Set problem:
Locate every line in the records below that holds the word "this" and return each one.

The data:
+++

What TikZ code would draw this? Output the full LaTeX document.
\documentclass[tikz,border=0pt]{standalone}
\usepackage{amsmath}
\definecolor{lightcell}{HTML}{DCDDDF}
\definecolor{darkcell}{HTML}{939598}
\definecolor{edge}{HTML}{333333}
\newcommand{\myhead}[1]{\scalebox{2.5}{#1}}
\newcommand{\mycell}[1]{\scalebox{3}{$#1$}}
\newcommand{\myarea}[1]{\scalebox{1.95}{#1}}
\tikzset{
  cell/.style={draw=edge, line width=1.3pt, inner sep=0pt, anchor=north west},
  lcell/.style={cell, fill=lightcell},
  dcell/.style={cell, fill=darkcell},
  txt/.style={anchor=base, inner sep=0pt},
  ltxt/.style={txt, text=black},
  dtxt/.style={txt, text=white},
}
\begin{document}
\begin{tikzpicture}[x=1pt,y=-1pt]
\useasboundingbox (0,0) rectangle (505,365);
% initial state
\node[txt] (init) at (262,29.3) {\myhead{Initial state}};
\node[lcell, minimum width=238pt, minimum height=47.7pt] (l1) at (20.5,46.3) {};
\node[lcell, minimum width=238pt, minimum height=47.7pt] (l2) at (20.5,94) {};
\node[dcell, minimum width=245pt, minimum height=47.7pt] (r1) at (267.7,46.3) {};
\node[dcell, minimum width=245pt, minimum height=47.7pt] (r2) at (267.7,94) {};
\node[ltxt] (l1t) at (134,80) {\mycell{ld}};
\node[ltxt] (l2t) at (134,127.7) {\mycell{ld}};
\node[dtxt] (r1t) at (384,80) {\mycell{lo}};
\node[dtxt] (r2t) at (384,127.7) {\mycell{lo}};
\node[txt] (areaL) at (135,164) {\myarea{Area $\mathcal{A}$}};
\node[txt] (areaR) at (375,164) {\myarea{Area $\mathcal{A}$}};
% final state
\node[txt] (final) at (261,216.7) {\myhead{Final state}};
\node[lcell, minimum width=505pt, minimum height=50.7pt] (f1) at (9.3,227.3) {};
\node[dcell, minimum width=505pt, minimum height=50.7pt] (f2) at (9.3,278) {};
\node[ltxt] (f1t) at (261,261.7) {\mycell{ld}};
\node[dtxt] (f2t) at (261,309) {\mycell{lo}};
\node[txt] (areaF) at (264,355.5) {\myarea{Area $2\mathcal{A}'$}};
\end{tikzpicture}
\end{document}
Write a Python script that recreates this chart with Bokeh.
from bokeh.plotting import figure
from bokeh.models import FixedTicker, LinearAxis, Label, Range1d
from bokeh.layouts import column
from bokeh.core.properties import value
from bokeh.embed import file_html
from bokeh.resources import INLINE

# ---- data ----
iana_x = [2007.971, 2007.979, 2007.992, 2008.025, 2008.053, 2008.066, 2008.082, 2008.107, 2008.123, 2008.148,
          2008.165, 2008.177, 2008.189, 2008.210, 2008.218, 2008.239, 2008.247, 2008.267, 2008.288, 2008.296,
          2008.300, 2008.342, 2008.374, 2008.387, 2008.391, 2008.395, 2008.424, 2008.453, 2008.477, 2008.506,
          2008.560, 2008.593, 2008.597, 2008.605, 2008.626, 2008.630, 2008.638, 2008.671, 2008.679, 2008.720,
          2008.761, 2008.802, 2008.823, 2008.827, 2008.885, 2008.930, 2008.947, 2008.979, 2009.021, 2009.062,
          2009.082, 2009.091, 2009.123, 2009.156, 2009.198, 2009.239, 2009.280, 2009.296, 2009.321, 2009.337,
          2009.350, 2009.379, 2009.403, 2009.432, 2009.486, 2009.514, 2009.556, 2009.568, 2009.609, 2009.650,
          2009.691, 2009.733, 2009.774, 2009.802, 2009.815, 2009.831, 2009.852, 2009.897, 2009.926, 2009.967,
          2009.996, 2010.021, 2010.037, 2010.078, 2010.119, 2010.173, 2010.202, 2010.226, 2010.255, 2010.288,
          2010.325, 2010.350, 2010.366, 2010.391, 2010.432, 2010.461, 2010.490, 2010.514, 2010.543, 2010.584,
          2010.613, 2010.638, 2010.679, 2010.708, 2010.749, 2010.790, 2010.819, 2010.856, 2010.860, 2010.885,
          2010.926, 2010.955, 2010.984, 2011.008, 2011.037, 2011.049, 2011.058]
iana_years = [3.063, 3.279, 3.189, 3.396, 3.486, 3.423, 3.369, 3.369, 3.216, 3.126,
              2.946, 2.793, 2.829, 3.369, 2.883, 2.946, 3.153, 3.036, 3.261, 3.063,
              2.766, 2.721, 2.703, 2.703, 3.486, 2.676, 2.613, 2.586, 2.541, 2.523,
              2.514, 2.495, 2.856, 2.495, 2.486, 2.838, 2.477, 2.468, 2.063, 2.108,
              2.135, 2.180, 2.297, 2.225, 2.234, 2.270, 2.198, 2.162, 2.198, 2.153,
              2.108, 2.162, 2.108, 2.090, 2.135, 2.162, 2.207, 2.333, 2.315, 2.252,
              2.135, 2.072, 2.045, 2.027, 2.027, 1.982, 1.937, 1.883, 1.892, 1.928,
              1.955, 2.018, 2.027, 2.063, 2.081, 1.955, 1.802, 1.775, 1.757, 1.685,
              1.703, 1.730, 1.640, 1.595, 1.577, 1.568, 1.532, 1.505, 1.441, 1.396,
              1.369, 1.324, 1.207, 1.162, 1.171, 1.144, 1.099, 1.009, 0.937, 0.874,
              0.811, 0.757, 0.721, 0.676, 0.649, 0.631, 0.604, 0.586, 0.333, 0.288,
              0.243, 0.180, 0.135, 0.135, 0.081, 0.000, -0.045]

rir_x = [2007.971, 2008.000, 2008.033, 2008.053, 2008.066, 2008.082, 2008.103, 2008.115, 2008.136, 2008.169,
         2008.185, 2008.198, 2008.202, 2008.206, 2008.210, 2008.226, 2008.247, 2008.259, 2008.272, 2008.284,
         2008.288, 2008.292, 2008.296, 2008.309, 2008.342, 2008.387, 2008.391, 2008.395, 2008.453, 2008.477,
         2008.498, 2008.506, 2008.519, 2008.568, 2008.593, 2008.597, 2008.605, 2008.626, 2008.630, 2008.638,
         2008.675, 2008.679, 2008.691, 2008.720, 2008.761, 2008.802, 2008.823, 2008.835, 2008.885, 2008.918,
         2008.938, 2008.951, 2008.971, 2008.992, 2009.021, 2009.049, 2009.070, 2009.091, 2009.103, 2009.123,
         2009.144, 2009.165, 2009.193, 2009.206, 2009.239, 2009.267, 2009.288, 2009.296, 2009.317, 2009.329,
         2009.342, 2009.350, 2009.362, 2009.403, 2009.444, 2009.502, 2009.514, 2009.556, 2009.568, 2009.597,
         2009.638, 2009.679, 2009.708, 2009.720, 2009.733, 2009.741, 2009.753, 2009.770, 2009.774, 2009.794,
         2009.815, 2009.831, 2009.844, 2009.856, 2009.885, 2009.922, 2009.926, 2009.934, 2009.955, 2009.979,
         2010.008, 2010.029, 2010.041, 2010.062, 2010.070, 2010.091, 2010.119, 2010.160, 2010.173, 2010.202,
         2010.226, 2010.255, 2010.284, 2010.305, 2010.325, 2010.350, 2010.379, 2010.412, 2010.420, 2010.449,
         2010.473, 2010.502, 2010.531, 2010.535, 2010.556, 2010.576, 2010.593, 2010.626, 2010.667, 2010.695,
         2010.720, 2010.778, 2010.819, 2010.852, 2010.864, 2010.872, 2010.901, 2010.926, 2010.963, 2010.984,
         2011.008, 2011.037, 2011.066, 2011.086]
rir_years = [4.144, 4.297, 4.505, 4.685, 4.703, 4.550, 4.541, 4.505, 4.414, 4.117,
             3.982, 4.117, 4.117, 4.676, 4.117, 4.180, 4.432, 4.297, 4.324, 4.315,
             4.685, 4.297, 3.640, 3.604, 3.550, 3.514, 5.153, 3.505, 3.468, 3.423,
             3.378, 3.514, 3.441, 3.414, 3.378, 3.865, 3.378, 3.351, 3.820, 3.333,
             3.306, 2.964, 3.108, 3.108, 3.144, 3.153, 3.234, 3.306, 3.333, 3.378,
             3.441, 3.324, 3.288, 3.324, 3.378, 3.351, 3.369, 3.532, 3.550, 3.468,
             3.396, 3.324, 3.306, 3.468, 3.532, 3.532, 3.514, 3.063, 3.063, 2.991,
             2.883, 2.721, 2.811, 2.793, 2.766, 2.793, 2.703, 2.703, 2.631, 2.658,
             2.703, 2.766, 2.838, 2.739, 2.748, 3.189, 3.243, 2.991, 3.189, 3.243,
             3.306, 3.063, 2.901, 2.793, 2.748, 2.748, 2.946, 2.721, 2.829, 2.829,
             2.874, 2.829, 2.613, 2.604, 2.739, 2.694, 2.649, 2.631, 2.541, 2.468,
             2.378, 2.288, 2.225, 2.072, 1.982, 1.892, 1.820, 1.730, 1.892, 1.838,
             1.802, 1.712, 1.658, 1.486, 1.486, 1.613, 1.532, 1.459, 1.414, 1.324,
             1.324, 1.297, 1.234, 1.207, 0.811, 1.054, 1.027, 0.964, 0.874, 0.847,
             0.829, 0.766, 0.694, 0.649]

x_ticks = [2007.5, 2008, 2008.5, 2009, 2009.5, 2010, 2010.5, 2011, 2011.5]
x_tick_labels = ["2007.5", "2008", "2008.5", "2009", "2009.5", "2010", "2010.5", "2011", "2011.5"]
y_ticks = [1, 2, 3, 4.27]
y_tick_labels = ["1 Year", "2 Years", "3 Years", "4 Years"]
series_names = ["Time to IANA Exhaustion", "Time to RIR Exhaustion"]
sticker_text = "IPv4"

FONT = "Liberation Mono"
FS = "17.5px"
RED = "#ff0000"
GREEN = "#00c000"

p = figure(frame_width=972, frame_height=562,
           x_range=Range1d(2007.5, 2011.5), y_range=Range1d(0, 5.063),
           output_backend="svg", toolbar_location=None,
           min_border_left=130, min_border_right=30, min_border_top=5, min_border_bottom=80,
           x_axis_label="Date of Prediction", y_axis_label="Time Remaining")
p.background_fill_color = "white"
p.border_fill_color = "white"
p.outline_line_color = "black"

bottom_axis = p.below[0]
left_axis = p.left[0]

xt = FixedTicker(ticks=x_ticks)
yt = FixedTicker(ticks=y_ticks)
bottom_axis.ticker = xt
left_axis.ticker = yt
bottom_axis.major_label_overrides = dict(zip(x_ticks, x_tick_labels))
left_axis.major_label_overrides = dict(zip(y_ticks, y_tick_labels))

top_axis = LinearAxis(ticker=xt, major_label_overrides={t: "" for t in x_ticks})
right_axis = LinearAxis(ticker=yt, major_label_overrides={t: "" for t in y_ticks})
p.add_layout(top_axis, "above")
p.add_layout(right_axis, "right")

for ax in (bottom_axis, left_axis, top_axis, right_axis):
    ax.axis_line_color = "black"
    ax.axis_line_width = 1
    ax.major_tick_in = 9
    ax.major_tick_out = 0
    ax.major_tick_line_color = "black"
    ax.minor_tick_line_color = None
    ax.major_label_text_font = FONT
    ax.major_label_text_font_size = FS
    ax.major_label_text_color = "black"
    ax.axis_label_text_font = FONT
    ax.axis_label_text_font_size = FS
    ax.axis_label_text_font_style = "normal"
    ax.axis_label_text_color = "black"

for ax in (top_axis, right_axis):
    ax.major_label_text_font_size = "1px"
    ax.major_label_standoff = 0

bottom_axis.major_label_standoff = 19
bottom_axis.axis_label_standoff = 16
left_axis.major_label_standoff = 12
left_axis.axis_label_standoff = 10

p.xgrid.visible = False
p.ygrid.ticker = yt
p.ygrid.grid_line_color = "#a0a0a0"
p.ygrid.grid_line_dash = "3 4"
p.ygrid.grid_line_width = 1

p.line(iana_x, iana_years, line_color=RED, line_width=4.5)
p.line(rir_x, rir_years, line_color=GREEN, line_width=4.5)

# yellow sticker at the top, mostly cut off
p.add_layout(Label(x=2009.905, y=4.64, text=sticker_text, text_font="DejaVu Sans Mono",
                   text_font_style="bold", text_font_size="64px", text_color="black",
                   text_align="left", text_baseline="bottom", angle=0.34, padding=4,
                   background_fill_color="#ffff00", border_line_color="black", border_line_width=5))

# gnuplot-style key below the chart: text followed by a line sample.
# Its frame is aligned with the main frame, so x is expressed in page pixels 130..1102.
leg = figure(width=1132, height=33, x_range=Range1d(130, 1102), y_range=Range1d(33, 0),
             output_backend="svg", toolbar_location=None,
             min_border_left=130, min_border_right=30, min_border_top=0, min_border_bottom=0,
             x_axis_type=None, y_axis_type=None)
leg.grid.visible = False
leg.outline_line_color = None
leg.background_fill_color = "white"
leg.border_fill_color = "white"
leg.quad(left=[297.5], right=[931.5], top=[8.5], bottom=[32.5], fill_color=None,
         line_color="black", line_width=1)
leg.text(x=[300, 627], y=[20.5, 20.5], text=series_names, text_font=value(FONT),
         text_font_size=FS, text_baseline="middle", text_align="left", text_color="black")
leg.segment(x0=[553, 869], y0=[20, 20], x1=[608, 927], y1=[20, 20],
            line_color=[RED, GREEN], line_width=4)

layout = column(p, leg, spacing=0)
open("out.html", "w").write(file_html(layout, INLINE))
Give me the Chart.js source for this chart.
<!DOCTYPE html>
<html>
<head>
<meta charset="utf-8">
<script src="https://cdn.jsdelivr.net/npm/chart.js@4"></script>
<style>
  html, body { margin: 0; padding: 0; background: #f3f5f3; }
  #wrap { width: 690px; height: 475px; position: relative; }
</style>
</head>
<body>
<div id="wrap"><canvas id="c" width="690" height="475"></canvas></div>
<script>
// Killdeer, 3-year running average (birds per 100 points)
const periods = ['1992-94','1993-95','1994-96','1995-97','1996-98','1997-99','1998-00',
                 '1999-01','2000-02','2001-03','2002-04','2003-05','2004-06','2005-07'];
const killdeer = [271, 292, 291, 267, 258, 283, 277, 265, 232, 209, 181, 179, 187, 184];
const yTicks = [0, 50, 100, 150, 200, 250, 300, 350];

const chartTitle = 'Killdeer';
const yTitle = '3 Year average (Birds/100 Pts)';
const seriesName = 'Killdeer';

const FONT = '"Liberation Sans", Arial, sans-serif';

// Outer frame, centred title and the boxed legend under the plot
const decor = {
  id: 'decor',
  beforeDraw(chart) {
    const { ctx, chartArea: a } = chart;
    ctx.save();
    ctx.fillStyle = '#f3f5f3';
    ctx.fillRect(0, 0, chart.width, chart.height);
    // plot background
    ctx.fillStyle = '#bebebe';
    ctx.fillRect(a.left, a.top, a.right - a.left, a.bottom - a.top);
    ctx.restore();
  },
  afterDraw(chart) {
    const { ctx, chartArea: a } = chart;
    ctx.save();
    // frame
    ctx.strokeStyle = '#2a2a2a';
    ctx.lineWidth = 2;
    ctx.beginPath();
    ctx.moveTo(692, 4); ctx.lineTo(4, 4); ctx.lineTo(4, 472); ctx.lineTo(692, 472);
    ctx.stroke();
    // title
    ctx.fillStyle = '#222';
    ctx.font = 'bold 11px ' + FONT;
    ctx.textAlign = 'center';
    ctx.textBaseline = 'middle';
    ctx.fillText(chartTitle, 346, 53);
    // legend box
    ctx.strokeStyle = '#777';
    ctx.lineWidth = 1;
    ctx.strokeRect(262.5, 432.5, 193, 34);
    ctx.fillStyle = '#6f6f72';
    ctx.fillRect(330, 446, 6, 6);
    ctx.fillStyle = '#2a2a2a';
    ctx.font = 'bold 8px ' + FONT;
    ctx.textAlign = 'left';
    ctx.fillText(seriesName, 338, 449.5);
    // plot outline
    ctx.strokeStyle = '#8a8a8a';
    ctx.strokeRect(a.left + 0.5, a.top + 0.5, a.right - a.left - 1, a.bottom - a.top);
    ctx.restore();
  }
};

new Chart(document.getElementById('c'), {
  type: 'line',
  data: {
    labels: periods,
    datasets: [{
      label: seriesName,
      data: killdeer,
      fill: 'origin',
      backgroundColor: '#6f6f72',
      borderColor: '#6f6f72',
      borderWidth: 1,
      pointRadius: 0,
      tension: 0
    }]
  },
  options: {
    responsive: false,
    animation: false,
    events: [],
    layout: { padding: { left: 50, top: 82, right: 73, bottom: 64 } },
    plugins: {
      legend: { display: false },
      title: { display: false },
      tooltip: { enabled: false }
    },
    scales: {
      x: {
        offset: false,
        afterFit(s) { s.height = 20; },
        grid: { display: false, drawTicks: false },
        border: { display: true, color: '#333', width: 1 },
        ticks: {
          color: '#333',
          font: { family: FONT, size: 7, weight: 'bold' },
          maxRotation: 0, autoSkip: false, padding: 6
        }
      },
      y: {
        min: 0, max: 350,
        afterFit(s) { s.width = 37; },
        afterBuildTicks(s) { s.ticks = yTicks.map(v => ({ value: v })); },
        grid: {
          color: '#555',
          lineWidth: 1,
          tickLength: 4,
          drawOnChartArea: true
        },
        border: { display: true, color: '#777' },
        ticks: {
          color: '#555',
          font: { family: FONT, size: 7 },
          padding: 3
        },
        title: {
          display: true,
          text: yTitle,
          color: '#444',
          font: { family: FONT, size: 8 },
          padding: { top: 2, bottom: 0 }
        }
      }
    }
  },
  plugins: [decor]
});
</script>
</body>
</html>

+++

Correct result:
What TikZ code would draw this? Output the full LaTeX document.
Write a Python script that recreates this chart with Bokeh.
Give me the Chart.js source for this chart.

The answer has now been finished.